The assert failure at concurrent pthread_create and dlopen glibc bug was first reported in December 2015 and can affect any process on Linux that creates a thread at the same time as opening a dynamic shared object library. Initially the issue was only observable with reasonable frequency on very large scale systems such as high performance computing clusters or cloud scale deployment platforms and so did not receive significant attention. However, early on there were proposed patches to the library. Large scale systems applied those patches in-house and saw significant benefit. More recently a proposed complete fix for this and a set of related issues has been reviewed by the glibc team and accepted into version 2.34 of glibc (released in August 2021). The 2.34 version of glibc is available in RHEL 9 beta and Ubuntu 21.10 (Impish Indri). However, there are no plans to backport the fix into previous glibc versions and it is expected that previous versions will be in production use for a significant number of years (e.g. the current end-of-life date for Ubuntu:20.04 is April 2030).
More recently MathWorks products have made extensive use of a C++ micro-services architecture. This architecture leads to a more dynamic system in which library modules are loaded at the point of use.
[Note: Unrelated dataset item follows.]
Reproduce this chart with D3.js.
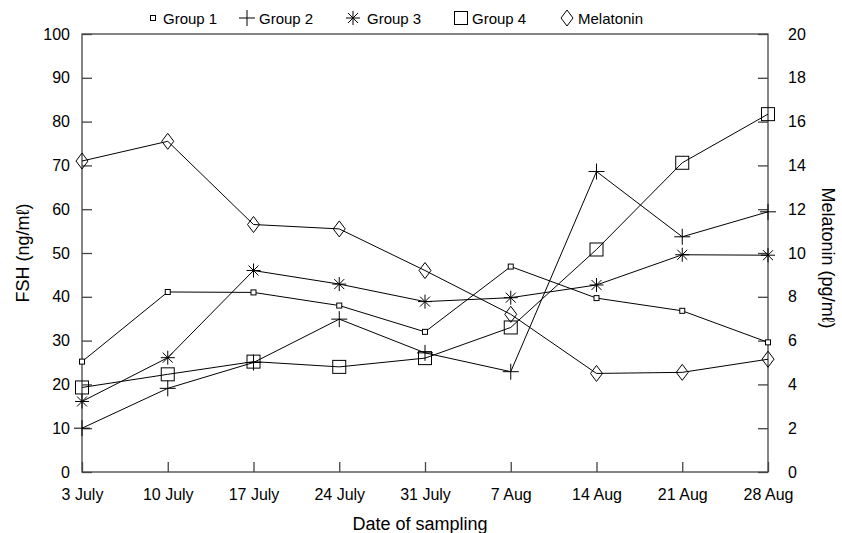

As a result, the MATLAB® process is more likely to load a library at the same time as creating a thread, and so is more likely to encounter this glibc bug. When this issue is encountered the console that opened MATLAB shows a message similar to the following:
Inconsistency detected by ld.so: ../elf/dl-tls.c: 597: _dl_allocate_tls_init: Assertion 'listp != NULL' failed!
or
Inconsistency detected by ld.so: dl-tls.c: 493: _dl_allocate_tls_init: Assertion `listp->slotinfo[cnt].gen <= GL(dl_tls_generation)' failed!
There might also be a stack trace file called matlab_crash_dump.${PID}
in the users home folder or the current working folder. This usually indicates that a segmentation violation has been detected and the stack trace starts with something similar to the following:
Stack Trace (from fault):
[ 0] 0x00002b661142d5a0 /lib64/ld-linux-x86-64.so.2+00075168 _dl_allocate_tls_init+00000080
[ 1] 0x00002b66120c187c /usr/lib64/libpthread.so.0+00034940 pthread_create+00001884
If you see these or similar signatures at a sufficient frequency on a system, you might want to consider patching glibc on that system, machine or container.
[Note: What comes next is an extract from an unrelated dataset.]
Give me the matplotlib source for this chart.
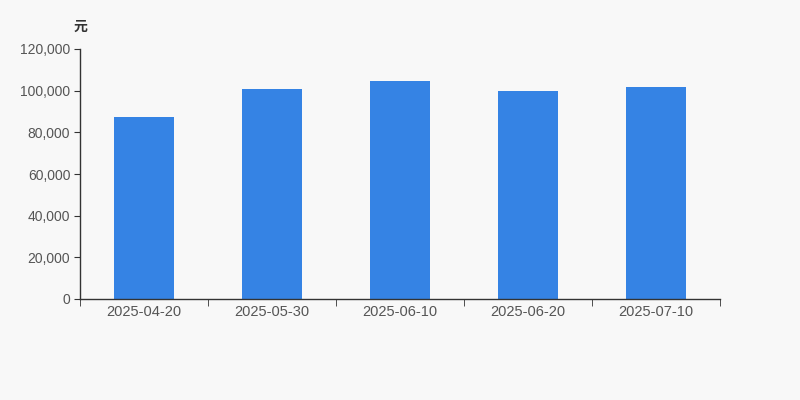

RHEL have just integrated the BZ-19329 patch into glibc-2.28-189.1.el8
. It appear that the change actually went into build 2.28-175
and got released with 2.28-189
.
Unless you need to use a pre-189
release of the package you should no longer need to use this repository to patch RHEL and AlmaLinux for BZ-18329
These patches all derive from an original patch put together by Szabolcs Nagy in January 2016. The 2.24 to 2.28 patches in this repo are derived from this original e-mail and can be downloaded directly from the archive of the [email protected]
mailing list where they were proposed:
- https://sourceware.org/legacy-ml/libc-alpha/2016-11/msg01092.html
- https://sourceware.org/legacy-ml/libc-alpha/2016-11/msg01093.html
These 2 patches are directly linked in the original bug report in comment 7 by Pádraig Brady. In addition, the bug report also has a reference to the original Szabolcs Nagy patch in comment 4 (dated January 2016). The 2 messages above refer back to that original patch via a message describing the overall problem in more detail.
In addition, in Sept 2017 Pádraig Brady pointed out that there was an off-by-one error in the original patch that needs to be included
diff --git a/elf/dl-tls.c b/elf/dl-tls.c
index 073321c..2c9ad2a 100644
--- a/elf/dl-tls.c
+++ b/elf/dl-tls.c
@@ -571,7 +571,7 @@ _dl_allocate_tls_init (void *result)
}
total += cnt;
- if (total >= dtv_slots)
+ if (total > dtv_slots)
break;
/* Synchronize with dl_add_to_slotinfo. */
This is source for the final unsubmitted-bz19329-fixup.v2.27.patch
In glibc v2.31 the original source code changed significantly and the patches needed to be slightly adapted so as to match the new codebase. These adapted patches are included here in the patches/2.31
folder and soft-linked from 2.32 and 2.33.
Many thanks to the broader glibc team and particularly Szabolcs Nagy for providing the original patches and for fixing these issues in glibc v2.34.